Ровным счетом никакого цинизма в екатерининской жизненной программе не было, напротив, было желание противопоставить поведению ее врагов, их злословию, злобе, клевете, всему тому, что было так распространено при елизаветинском дворе, образ, близкий к эталону женской нравственности. Разумеется, «искренняя привязанность» тут под большим вопросом, речь идет о тактике. Осуществление этой программы требовало огромного такта, ума и выдержки, но другого пути у великой княгини вообще не было, ум, незлобивость и обаяние были ее единственным оружием. В будущем эта жизненная позиция дала поразительные плоды, но, будучи княгиней, ни один из пунктов своей программы Екатерина не могла выполнить.
Да, вкруг нее было много мглистого фимиама, но искреннего восхищения тоже немало, в том числе и людей, которые знали ее вблизи и очень хорошо, О ее уме, обаянии, очаровании даже написано много и написано искренне.
Тут наша надежда на Пушкина – он Екатериной живо интересовался, знал многих ее современников, расспрашивал их, записывал их рассказы. Его ясный ум, поэтическая интуиция, мудрое спокойствие историка, отличное знание материала должны служить прочной опорой верному суждению.
В 1822 году по поводу Екатерины Пушкин высказывался дважды.
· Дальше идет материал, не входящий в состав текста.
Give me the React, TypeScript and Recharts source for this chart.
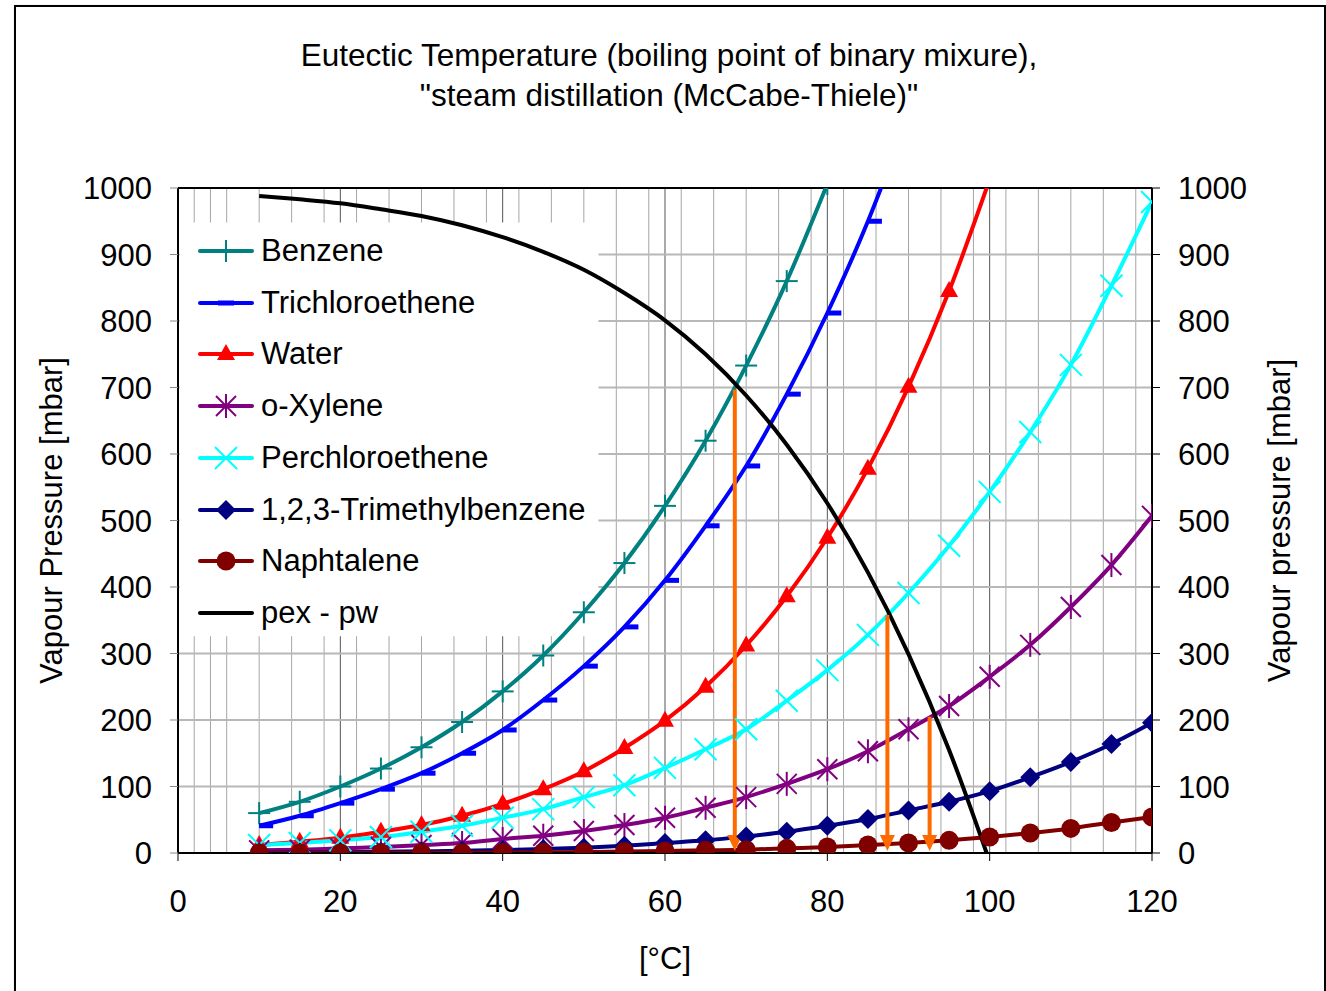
import React from 'react';
import { LineChart, Line, XAxis, YAxis, CartesianGrid, ReferenceLine, ReferenceArea, Label } from 'recharts';

const FONT = '"Liberation Sans", Arial, sans-serif';

const temps = [10, 15, 20, 25, 30, 35, 40, 45, 50, 55, 60, 65, 70, 75, 80, 85, 90, 95, 100, 105, 110, 115, 120];
const benzene = [60, 77, 100, 127, 159, 197, 243, 297, 362, 436, 522, 620, 733, 860, 1006];
const trichloroethene = [41, 56, 75, 96, 120, 150, 185, 230, 281, 340, 410, 492, 582, 690, 812, 950, 1110];
const water = [12, 17, 23, 32, 42, 56, 74, 96, 123, 158, 199, 250, 312, 386, 474, 578, 701, 845, 1013];
const oXylene = [4, 5, 7, 9, 12, 15, 21, 26, 33, 42, 53, 68, 84, 104, 126, 153, 186, 221, 265, 313, 370, 433, 507];
const perchloroethene = [12, 15, 19, 24, 32, 41, 53, 66, 84, 102, 128, 156, 186, 229, 275, 328, 391, 462, 543, 633, 734, 853, 979];
const trimethylbenzene = [0.6, 0.9, 1.3, 1.8, 2.5, 3.4, 4.5, 6, 8, 11, 15, 19, 25, 32, 41, 51, 64, 77, 93, 114, 137, 164, 196];
const naphtalene = [0.04, 0.07, 0.1, 0.2, 0.3, 0.5, 0.8, 1.1, 1.6, 2.2, 3, 4, 5, 7, 9, 12, 15, 19, 24, 30, 37, 46, 54];
const pexMinusPw = [988, 983, 977, 968, 958, 944, 926, 904, 877, 842, 801, 750, 688, 614, 526, 422, 299, 155, -13];

const xTicks = [0, 20, 40, 60, 80, 100, 120];
const yTicks = [0, 100, 200, 300, 400, 500, 600, 700, 800, 900, 1000];
const minorGridX = [2, 4, 6, 8, 10, 12, 14, 16, 18, 22, 24, 26, 28, 30, 32, 34, 36, 38, 42, 44, 46, 48, 50, 52, 54, 56, 58, 62, 64, 66, 68, 70, 72, 74, 76, 78, 82, 84, 86, 88, 90, 92, 94, 96, 98, 102, 104, 106, 108, 110, 112, 114, 116, 118];
const majorGridX = [20, 40, 60, 80, 100];

// eutectic points: temperature, pressure where arrow starts
const arrowT = [68.6, 87.4, 92.6];
const arrowP = [697, 358, 205];

// legend background area (data coordinates of the white legend box)
const legendAreaT = [0.2, 51.8];
const legendAreaP = [326, 948];

type Kind = 'plus' | 'dash' | 'triangle' | 'star' | 'x' | 'diamond' | 'circle' | 'none';

const seriesDefs: { key: string; name: string; color: string; kind: Kind; values: number[] }[] = [
  { key: 'benzene', name: 'Benzene', color: '#008080', kind: 'plus', values: benzene },
  { key: 'tce', name: 'Trichloroethene', color: '#0000ff', kind: 'dash', values: trichloroethene },
  { key: 'water', name: 'Water', color: '#ff0000', kind: 'triangle', values: water },
  { key: 'oxylene', name: 'o-Xylene', color: '#800080', kind: 'star', values: oXylene },
  { key: 'pce', name: 'Perchloroethene', color: '#00ffff', kind: 'x', values: perchloroethene },
  { key: 'tmb', name: '1,2,3-Trimethylbenzene', color: '#000080', kind: 'diamond', values: trimethylbenzene },
  { key: 'naph', name: 'Naphtalene', color: '#800000', kind: 'circle', values: naphtalene },
  { key: 'pex', name: 'pex - pw', color: '#000000', kind: 'none', values: pexMinusPw },
];

const rows = temps.map((t, i) => {
  const r: any = { t };
  seriesDefs.forEach((s) => {
    r[s.key] = i < s.values.length ? s.values[i] : undefined;
  });
  return r;
});

function marker(kind: Kind, color: string, cx: number, cy: number, key?: any, legend = false) {
  const h = 11;
  switch (kind) {
    case 'plus':
      return (
        <g key={key}>
          <line x1={cx - h} y1={cy} x2={cx + h} y2={cy} stroke={color} strokeWidth={2} />
          <line x1={cx} y1={cy - h} x2={cx} y2={cy + h} stroke={color} strokeWidth={2} />
        </g>
      );
    case 'dash':
      return (
        <g key={key}>
          <rect x={legend ? cx - 8 : cx} y={cy - 2.5} width={legend ? 16 : 14} height={5} fill={color} />
        </g>
      );
    case 'triangle':
      return (
        <g key={key}>
          <polygon points={`${cx},${cy - 10} ${cx + 9},${cy + 6} ${cx - 9},${cy + 6}`} fill={color} />
        </g>
      );
    case 'star':
      return (
        <g key={key}>
          <line x1={cx - 10} y1={cy - 10} x2={cx + 10} y2={cy + 10} stroke={color} strokeWidth={2} />
          <line x1={cx - 10} y1={cy + 10} x2={cx + 10} y2={cy - 10} stroke={color} strokeWidth={2} />
          <line x1={cx} y1={cy - 12} x2={cx} y2={cy + 12} stroke={color} strokeWidth={2} />
        </g>
      );
    case 'x':
      return (
        <g key={key}>
          <line x1={cx - h} y1={cy - h} x2={cx + h} y2={cy + h} stroke={color} strokeWidth={2} />
          <line x1={cx - h} y1={cy + h} x2={cx + h} y2={cy - h} stroke={color} strokeWidth={2} />
        </g>
      );
    case 'diamond':
      return (
        <g key={key}>
          <polygon points={`${cx},${cy - 10} ${cx + 10},${cy} ${cx},${cy + 10} ${cx - 10},${cy}`} fill={color} />
        </g>
      );
    case 'circle':
      return (
        <g key={key}>
          <circle cx={cx} cy={cy} r={9.5} fill={color} />
        </g>
      );
    default:
      return <g key={key} />;
  }
}

function makeDot(kind: Kind, color: string) {
  return (p: any) => {
    if (p.cx == null || p.cy == null || p.value == null || kind === 'none') return <g key={`d-${p.index}`} />;
    return marker(kind, color, p.cx, p.cy, `d-${p.index}`);
  };
}

const arrowShape = (p: any) => {
  const { x1, y1, x2, y2 } = p;
  const top = Math.min(y1, y2);
  const bottom = Math.max(y1, y2);
  const x = x1;
  return (
    <g>
      <line x1={x} y1={top} x2={x} y2={bottom - 14} stroke="#ff6a00" strokeWidth={4} />
      <polygon points={`${x - 7.5},${bottom - 18} ${x + 7.5},${bottom - 18} ${x},${bottom - 2}`} fill="#ff6a00" />
    </g>
  );
};

function LegendBox() {
  return (
    <div
      style={{
        position: 'absolute',
        left: 180,
        top: 223,
        width: 418,
        height: 413,
        fontFamily: FONT,
        fontSize: 31,
        color: '#000',
        pointerEvents: 'none',
      }}
    >
      {seriesDefs.map((s, i) => (
        <div
          key={s.key}
          style={{ position: 'absolute', left: 0, top: 28 + i * 51.7 - 20, height: 40, display: 'flex', alignItems: 'center' }}
        >
          <svg width={78} height={40} style={{ display: 'block' }}>
            <line x1={20} y1={20} x2={72} y2={20} stroke={s.color} strokeWidth={4} strokeLinecap="round" />
            {marker(s.kind, s.color, 46, 20, undefined, true)}
          </svg>
          <span style={{ marginLeft: 3, whiteSpace: 'nowrap', lineHeight: '40px' }}>{s.name}</span>
        </div>
      ))}
    </div>
  );
}

export default function App() {
  const tickStyle = { fontSize: 31, fill: '#000', fontFamily: FONT };
  return (
    <div style={{ position: 'absolute', left: 0, top: 0, width: 1326, height: 991, overflow: 'hidden', background: '#fff' }}>
      <div
        style={{
          position: 'absolute',
          left: 14,
          top: 5,
          width: 1308,
          height: 1000,
          border: '2px solid #000',
          boxShadow: '1px 1px 2px #888',
        }}
      />
      <div
        style={{
          position: 'absolute',
          left: 6,
          top: 35,
          width: 1326,
          textAlign: 'center',
          fontFamily: FONT,
          fontSize: 31.5,
          lineHeight: '40px',
          color: '#000',
        }}
      >
        <div>Eutectic Temperature (boiling point of binary mixure),</div>
        <div>"steam distillation (McCabe-Thiele)"</div>
      </div>
      <div style={{ position: 'absolute', left: 0, top: 0 }}>
        <LineChart width={1326} height={991} data={rows} margin={{ top: 188, right: 0, bottom: 0, left: 0 }}>
          <CartesianGrid
            yAxisId="left"
            horizontal={false}
            vertical={true}
            verticalValues={minorGridX}
            stroke="#a6a6a6"
            strokeWidth={1}
          />
          <CartesianGrid
            yAxisId="left"
            horizontal={false}
            vertical={true}
            verticalValues={majorGridX}
            stroke="#555"
            strokeWidth={1}
          />
          <CartesianGrid
            yAxisId="left"
            horizontal={true}
            vertical={false}
            horizontalValues={yTicks}
            stroke="#b8b8b8"
            strokeWidth={2}
          />
          <ReferenceArea
            yAxisId="left"
            x1={legendAreaT[0]}
            x2={legendAreaT[1]}
            y1={legendAreaP[0]}
            y2={legendAreaP[1]}
            fill="#ffffff"
            fillOpacity={1}
            stroke="none"
            ifOverflow="visible"
          />
          <XAxis
            dataKey="t"
            type="number"
            domain={[0, 120]}
            ticks={xTicks}
            height={138}
            tick={tickStyle}
            tickSize={8}
            tickMargin={29}
            axisLine={{ stroke: '#000', strokeWidth: 2 }}
            tickLine={{ stroke: '#000' }}
            allowDataOverflow
          >
            <Label
              content={(props: any) => {
                const vb = props.viewBox || { x: 178, y: 853, width: 974, height: 138 };
                return (
                  <text
                    x={vb.x + vb.width / 2}
                    y={vb.y + 105}
                    textAnchor="middle"
                    dominantBaseline="central"
                    fontSize={31}
                    fontFamily={FONT}
                    fill="#000"
                  >
                    [°C]
                  </text>
                );
              }}
            />
          </XAxis>
          <YAxis
            yAxisId="left"
            orientation="left"
            type="number"
            domain={[0, 1000]}
            ticks={yTicks}
            width={178}
            tick={tickStyle}
            tickSize={8}
            tickMargin={18}
            axisLine={{ stroke: '#000', strokeWidth: 2 }}
            tickLine={{ stroke: '#888' }}
            allowDataOverflow
          >
            <Label
              content={(props: any) => {
                const vb = props.viewBox || { x: 0, y: 188, width: 178, height: 665 };
                const cx = vb.x + 51;
                const cy = vb.y + vb.height / 2;
                return (
                  <text
                    x={cx}
                    y={cy}
                    transform={`rotate(-90 ${cx} ${cy})`}
                    textAnchor="middle"
                    dominantBaseline="central"
                    fontSize={31}
                    fontFamily={FONT}
                    fill="#000"
                  >
                    Vapour Pressure [mbar]
                  </text>
                );
              }}
            />
          </YAxis>
          <YAxis
            yAxisId="right"
            orientation="right"
            type="number"
            domain={[0, 1000]}
            ticks={yTicks}
            width={174}
            tick={tickStyle}
            tickSize={8}
            tickMargin={18}
            axisLine={{ stroke: '#000', strokeWidth: 2 }}
            tickLine={{ stroke: '#000' }}
            allowDataOverflow
          >
            <Label
              content={(props: any) => {
                const vb = props.viewBox || { x: 1152, y: 188, width: 174, height: 665 };
                const cx = vb.x + 127;
                const cy = vb.y + vb.height / 2;
                return (
                  <text
                    x={cx}
                    y={cy}
                    transform={`rotate(-90 ${cx} ${cy})`}
                    textAnchor="middle"
                    dominantBaseline="central"
                    fontSize={31}
                    fontFamily={FONT}
                    fill="#000"
                  >
                    Vapour pressure [mbar]
                  </text>
                );
              }}
            />
          </YAxis>
          <ReferenceLine yAxisId="left" y={1000} stroke="#000" strokeWidth={2} ifOverflow="visible" />
          {seriesDefs.map((s) => (
            <Line
              key={s.key}
              yAxisId="left"
              dataKey={s.key}
              name={s.name}
              type="monotone"
              stroke={s.color}
              strokeWidth={4}
              dot={makeDot(s.kind, s.color)}
              activeDot={false}
              isAnimationActive={false}
              connectNulls={false}
            />
          ))}
          {arrowT.map((t, i) => (
            <ReferenceLine
              key={`arrow-${i}`}
              yAxisId="left"
              segment={[
                { x: t, y: arrowP[i] },
                { x: t, y: 0 },
              ]}
              ifOverflow="visible"
              shape={arrowShape}
            />
          ))}
        </LineChart>
      </div>
      <LegendBox />
    </div>
  );
}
В Кишиневе он написал статью, которая потом получила название «Заметки по русской истории XVIII века». Именно отсюда и почерпнуты самые известные – и самые убийственные – отзывы его о Екатерине. «Она знала, – пишет Пушкин, – что ее любовники грабят страну, и молчала», отсюда пошли колоссальные богатства новой знати, отсюда же «и совершенное отсутствие чести и честности в высшем классе народа. От канцлера и до последнего протоколиста все крало и все было продажно. Таким образом, развратная государыня развратила свое государство».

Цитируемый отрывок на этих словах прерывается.